*Aim*. Please, without the pictures, retype exactly the lines from the start of the material through the line that holds "const polar = (t, r, cx".

*Information shown*.
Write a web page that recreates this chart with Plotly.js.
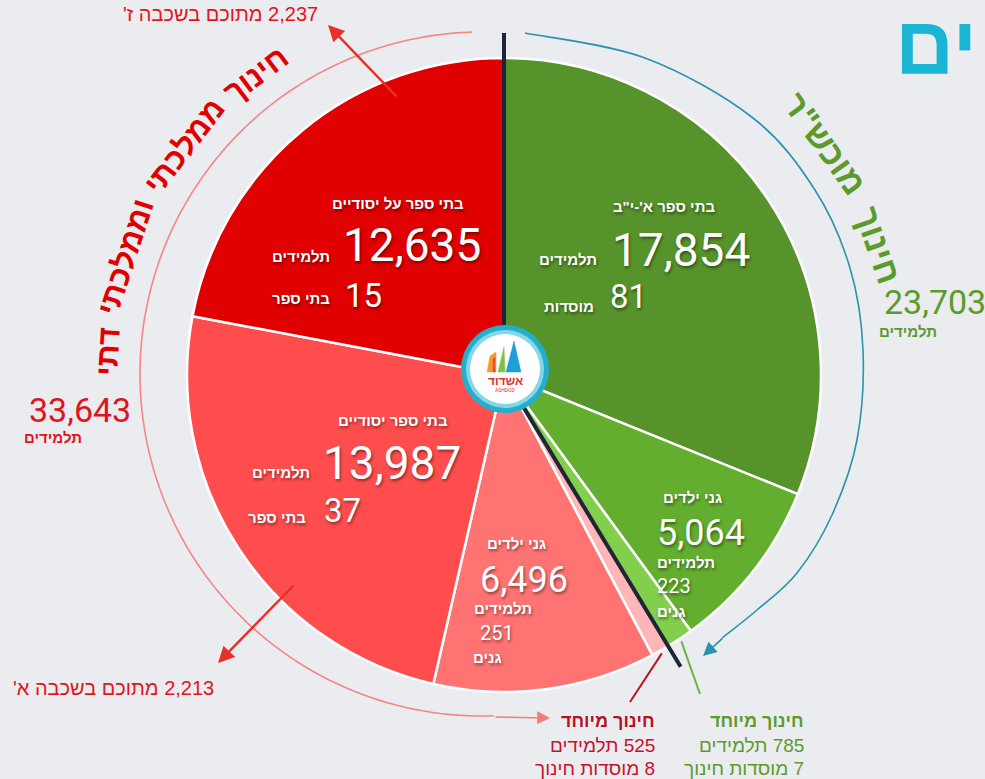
<!DOCTYPE html>
<html><head><meta charset="utf-8">
<script src="https://cdn.plot.ly/plotly-3.0.1.min.js"></script>
<style>html,body{margin:0;padding:0;background:#EBECF0;overflow:hidden}#chart{width:985px;height:779px}</style>
</head><body><div id="chart"></div>
<script>
// ---------------- DATA ----------------
const categories = ["בתי ספר א'-י\"ב", "גני ילדים", "חינוך מיוחד", "חינוך מיוחד", "גני ילדים", "בתי ספר יסודיים", "בתי ספר על יסודיים"];
const students = [17854, 5064, 785, 525, 6496, 13987, 12635];
const institutions = [81, 223, 7, 8, 251, 37, 15];
const institutionLabels = ["מוסדות", "גנים", "מוסדות חינוך", "מוסדות חינוך", "גנים", "בתי ספר", "בתי ספר"];
const sectorNames = ["חינוך מוכש\"ר", "חינוך ממלכתי וממלכתי דתי"];
const sectorMembers = [[0, 1, 2], [3, 4, 5, 6]];
const gradeCounts = [2237, 2213];
const gradeNames = ["ז'", "א'"];
const studentsWord = "תלמידים";

// ---------------- STYLE ----------------
const sliceColors = ["#56932A", "#63AD2F", "#82CF4C", "#FFB6B6", "#FF7373", "#FF4D4D", "#E00000"];
const W = 985, H = 779;
const X = p => p / W;
const Y = p => 1 - p / H;
const rtl = s => "\u202B" + s + "\u202C";
const fmt = n => n.toLocaleString("en-US");
const HEB = "'Liberation Sans', Arial, 'DejaVu Sans', sans-serif";
const NUM = "Roboto, 'Liberation Sans', sans-serif";
const SHADOW = "1px 2px 3px rgba(0,0,0,0.45)";
const RED = "#E2141B", GREEN = "#5B9B2B";
const CX = 504, CY = 375, R = 317;

const total = students.reduce((a, b) => a + b, 0);
const sectorTotals = sectorMembers.map(m => m.reduce((a, i) => a + students[i], 0));
const cumBefore = i => students.slice(0, i).reduce((a, b) => a + b, 0);
const midAngle = i => (cumBefore(i) + students[i] / 2) / total * 2 * Math.PI;
const polar = (t, r, cx = CX, cy = CY) => [cx + r * Math.sin(t), cy - r * Math.cos(t)];

const anns = [];
const shapes = [];
function txt(text, x, y, o) {
  o = o || {};
  anns.push({
    text: text, x: X(x), y: Y(y), xref: "paper", yref: "paper", showarrow: false,
    xanchor: o.anchor || "center", yanchor: "middle", textangle: o.angle || 0,
    font: { family: o.family || HEB, size: o.size || 15, color: o.color || "#fff",
      weight: o.weight || "normal", shadow: o.shadow || "none" }
  });
}
function arrow(hx, hy, tx, ty, color, width, size) {
  anns.push({ text: "", x: X(hx), y: Y(hy), xref: "paper", yref: "paper", showarrow: true,
    ax: tx - hx, ay: ty - hy, arrowcolor: color, arrowwidth: width, arrowhead: 2,
    arrowsize: size, standoff: 0, startstandoff: 0 });
}
function pline(pts, color, width, fill) {
  let d = pts.map((p, i) => (i ? "L" : "M") + X(p[0]) + "," + Y(p[1])).join(" ");
  if (fill) d += " Z";
  shapes.push({ type: "path", xref: "paper", yref: "paper", path: d,
    line: { color: color, width: width }, fillcolor: fill || "rgba(0,0,0,0)" });
}
function smooth(pts, color, width) {
  let d = "M" + X(pts[0][0]) + "," + Y(pts[0][1]);
  for (let i = 0; i < pts.length - 1; i++) {
    const p0 = pts[Math.max(i - 1, 0)], p1 = pts[i], p2 = pts[i + 1], p3 = pts[Math.min(i + 2, pts.length - 1)];
    const c1 = [p1[0] + (p2[0] - p0[0]) / 6, p1[1] + (p2[1] - p0[1]) / 6];
    const c2 = [p2[0] - (p3[0] - p1[0]) / 6, p2[1] - (p3[1] - p1[1]) / 6];
    d += " C" + X(c1[0]) + "," + Y(c1[1]) + " " + X(c2[0]) + "," + Y(c2[1]) + " " + X(p2[0]) + "," + Y(p2[1]);
  }
  shapes.push({ type: "path", xref: "paper", yref: "paper", path: d, line: { color: color, width: width } });
}
function circle(cx, cy, r, fill) {
  shapes.push({ type: "circle", xref: "paper", yref: "paper", x0: X(cx - r), x1: X(cx + r),
    y0: Y(cy + r), y1: Y(cy - r), fillcolor: fill, line: { width: 0 } });
}
function curved(text, cx, cy, r, startDeg, size, color, spaceScale) {
  const ctx = document.createElement("canvas").getContext("2d");
  ctx.font = "bold " + size + "px 'Liberation Sans', Arial, sans-serif";
  const space = ctx.measureText(" ").width * spaceScale;
  let t = startDeg * Math.PI / 180;
  text.split(" ").forEach(w => {
    const wd = ctx.measureText(w).width;
    const tc = t - (wd / 2) / r;
    const p = polar(tc, r, cx, cy);
    txt(w, p[0], p[1], { size: size, color: color, weight: "bold", angle: tc * 180 / Math.PI });
    t -= (wd + space) / r;
  });
}

// ---------------- DECORATIONS ----------------
// red arc (left) and its arrow
const redArc = [];
for (let k = 0; k <= 120; k++) {
  const t = (-1.7 + (-182 + 1.7) * k / 120) * Math.PI / 180;
  redArc.push(polar(t, 342, 482, 374));
}
pline(redArc, "#F88585", 1.6);
arrow(550, 718, redArc[redArc.length - 1][0], 717, "#F47C7C", 1.6, 1.6);

// teal arc (right) and its arrow
const tealPts = [[525, 33], [645, 58], [753, 118], [815, 190], [850, 268], [863, 350], [857, 440], [832, 515], [797, 573], [757, 610], [722, 638]];
smooth(tealPts, "#2A93AE", 1.6);
arrow(703, 656, 724, 637, "#2A93AE", 1.6, 1.7);

// leader lines for the small slices
const pinkStart = polar(midAngle(3), R + 3);
pline([pinkStart, [630, 702]], "#C0142A", 2);
const greenStart = polar(midAngle(2), R + 3);
pline([greenStart, [700, 694]], "#6DB33F", 2);

// navy divider between the two sectors
const split = sectorTotals[0] / total * 2 * Math.PI;
pline([[CX, 33], [CX, CY], polar(split, 341)], "#1F2436", 4);

// logo
const LX = 505, LY = 369;
circle(LX, LY, 44, "#24AECD");
circle(LX, LY, 39, "#86D6E5");
circle(LX, LY, 35, "#FFFFFF");
pline([[LX + 1, LY + 3], [LX + 16, LY + 3], [LX + 9, LY - 28]], "#1E9FD8", 0.5, "#1E9FD8");
pline([[LX - 7, LY + 3], [LX, LY + 3], [LX - 1, LY - 22]], "#7DC242", 0.5, "#7DC242");
pline([[LX - 18, LY + 3], [LX - 9, LY + 3], [LX - 9, LY - 17], [LX - 15, LY - 13]], "#F39C26", 0.5, "#F39C26");
pline([[LX - 12, LY + 3], [LX - 10, LY + 3], [LX - 10, LY - 12], [LX - 12, LY - 10]], "#E84B3C", 0.5, "#E84B3C");
txt("אשדוד", LX, LY + 12, { size: 12, color: "#E0312B", weight: "bold" });
txt("ASHDOD", LX, LY + 21, { size: 5, color: "#E0312B", family: NUM });

// ---------------- TEXTS ----------------
// partial title at the top right
txt("ים", 893, 45, { anchor: "left", size: 82, color: "#1AB5D5", weight: "bold" });

// curved sector names
curved(sectorNames[1], 482, 374, 375, -31.5, 31, "#E00000", 1.3);
curved(sectorNames[0], CX, CY, 396, 76.5, 34, GREEN, 1.8);

// sector totals
txt(fmt(sectorTotals[1]), 27, 410, { anchor: "left", size: 34, color: RED, family: NUM });
txt(studentsWord, 22, 437, { anchor: "left", size: 15, color: RED, weight: "bold" });
txt(fmt(sectorTotals[0]), 882, 302, { anchor: "left", size: 34, color: GREEN, family: NUM });
txt(studentsWord, 877, 331, { anchor: "left", size: 15, color: GREEN, weight: "bold" });

// grade notes
txt(rtl(fmt(gradeCounts[0]) + " מתוכם בשכבה " + gradeNames[0]), 220, 14, { size: 20, color: RED });
txt(rtl(fmt(gradeCounts[1]) + " מתוכם בשכבה " + gradeNames[1]), 113, 688, { size: 20, color: RED });
arrow(328, 25, 398, 98, "#E8302A", 2.5, 1.3);
arrow(218, 663, 295, 584, "#E8302A", 2.5, 1.3);

// slice labels: big slices with number beside the word
const wOpt = { size: 15, weight: "bold", shadow: SHADOW };
function sideBlock(i, t, numL, numY, labR, labY, instL, instY, instLabR, instLabY) {
  txt(categories[i], t[0], t[1], wOpt);
  txt(fmt(students[i]), numL, numY, { anchor: "left", size: 46, family: NUM, shadow: SHADOW });
  txt(studentsWord, labR, labY, Object.assign({ anchor: "right" }, wOpt));
  txt(String(institutions[i]), instL, instY, { anchor: "left", size: 33, family: NUM, shadow: SHADOW });
  txt(institutionLabels[i], instLabR, instLabY, Object.assign({ anchor: "right" }, wOpt));
}
sideBlock(0, [664, 207], 610, 250, 599, 259, 608, 297, 596, 306);
sideBlock(6, [398, 204], 341, 245, 332, 257, 343, 295, 332, 298);
sideBlock(5, [393, 420], 321, 463, 312, 472, 322, 510, 308, 517);

function stackBlock(i, t, numL, numY, labL, labY, instL, instY, instLabL, instLabY) {
  txt(categories[i], t[0], t[1], wOpt);
  txt(fmt(students[i]), numL, numY, { anchor: "left", size: 36, family: NUM, shadow: SHADOW });
  txt(studentsWord, labL, labY, Object.assign({ anchor: "left" }, wOpt));
  txt(String(institutions[i]), instL, instY, { anchor: "left", size: 20, family: NUM, shadow: SHADOW });
  txt(institutionLabels[i], instLabL, instLabY, Object.assign({ anchor: "left" }, wOpt));
}
stackBlock(1, [692, 497], 655, 533, 655, 562, 655, 586, 655, 611);
stackBlock(4, [516, 543], 478, 580, 472, 608, 478, 633, 471, 657);

// special education notes
function noteBlock(i, right, color, titleColor) {
  txt(categories[i], right, 721, { anchor: "right", size: 18, weight: "bold", color: titleColor });
  txt(rtl(fmt(students[i]) + " " + studentsWord), right, 745, { anchor: "right", size: 19, color: color });
  txt(rtl(institutions[i] + " " + institutionLabels[i]), right, 768, { anchor: "right", size: 19, color: color });
}
noteBlock(3, 657, "#C8102E", "#B8101E");
noteBlock(2, 806, GREEN, GREEN);

// ---------------- PLOT ----------------
const trace = {
  type: "pie",
  values: students,
  labels: categories.map((c, i) => c + " " + i),
  sort: false,
  direction: "clockwise",
  rotation: 0,
  textinfo: "none",
  hoverinfo: "none",
  marker: { colors: sliceColors, line: { color: "#FFFFFF", width: 2.5 } },
  domain: { x: [X(CX - R), X(CX + R)], y: [Y(CY + R), Y(CY - R)] }
};
const layout = {
  width: W, height: H,
  margin: { l: 0, r: 0, t: 0, b: 0 },
  paper_bgcolor: "#EBECF0",
  showlegend: false,
  shapes: shapes,
  annotations: anns
};
Plotly.newPlot("chart", [trace], layout, { staticPlot: true, displayModeBar: false });
</script>
</body></html>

*Answer to this task*.
Write a web page that recreates this chart with Plotly.js.
<!DOCTYPE html>
<html><head><meta charset="utf-8">
<script src="https://cdn.plot.ly/plotly-3.0.1.min.js"></script>
<style>html,body{margin:0;padding:0;background:#EBECF0;overflow:hidden}#chart{width:985px;height:779px}</style>
</head><body><div id="chart"></div>
<script>
// ---------------- DATA ----------------
const categories = ["בתי ספר א'-י\"ב", "גני ילדים", "חינוך מיוחד", "חינוך מיוחד", "גני ילדים", "בתי ספר יסודיים", "בתי ספר על יסודיים"];
const students = [17854, 5064, 785, 525, 6496, 13987, 12635];
const institutions = [81, 223, 7, 8, 251, 37, 15];
const institutionLabels = ["מוסדות", "גנים", "מוסדות חינוך", "מוסדות חינוך", "גנים", "בתי ספר", "בתי ספר"];
const sectorNames = ["חינוך מוכש\"ר", "חינוך ממלכתי וממלכתי דתי"];
const sectorMembers = [[0, 1, 2], [3, 4, 5, 6]];
const gradeCounts = [2237, 2213];
const gradeNames = ["ז'", "א'"];
const studentsWord = "תלמידים";

// ---------------- STYLE ----------------
const sliceColors = ["#56932A", "#63AD2F", "#82CF4C", "#FFB6B6", "#FF7373", "#FF4D4D", "#E00000"];
const W = 985, H = 779;
const X = p => p / W;
const Y = p => 1 - p / H;
const rtl = s => "\u202B" + s + "\u202C";
const fmt = n => n.toLocaleString("en-US");
const HEB = "'Liberation Sans', Arial, 'DejaVu Sans', sans-serif";
const NUM = "Roboto, 'Liberation Sans', sans-serif";
const SHADOW = "1px 2px 3px rgba(0,0,0,0.45)";
const RED = "#E2141B", GREEN = "#5B9B2B";
const CX = 504, CY = 375, R = 317;

const total = students.reduce((a, b) => a + b, 0);
const sectorTotals = sectorMembers.map(m => m.reduce((a, i) => a + students[i], 0));
const cumBefore = i => students.slice(0, i).reduce((a, b) => a + b, 0);
const midAngle = i => (cumBefore(i) + students[i] / 2) / total * 2 * Math.PI;
const polar = (t, r, cx = CX, cy = CY) => [cx + r * Math.sin(t), cy - r * Math.cos(t)];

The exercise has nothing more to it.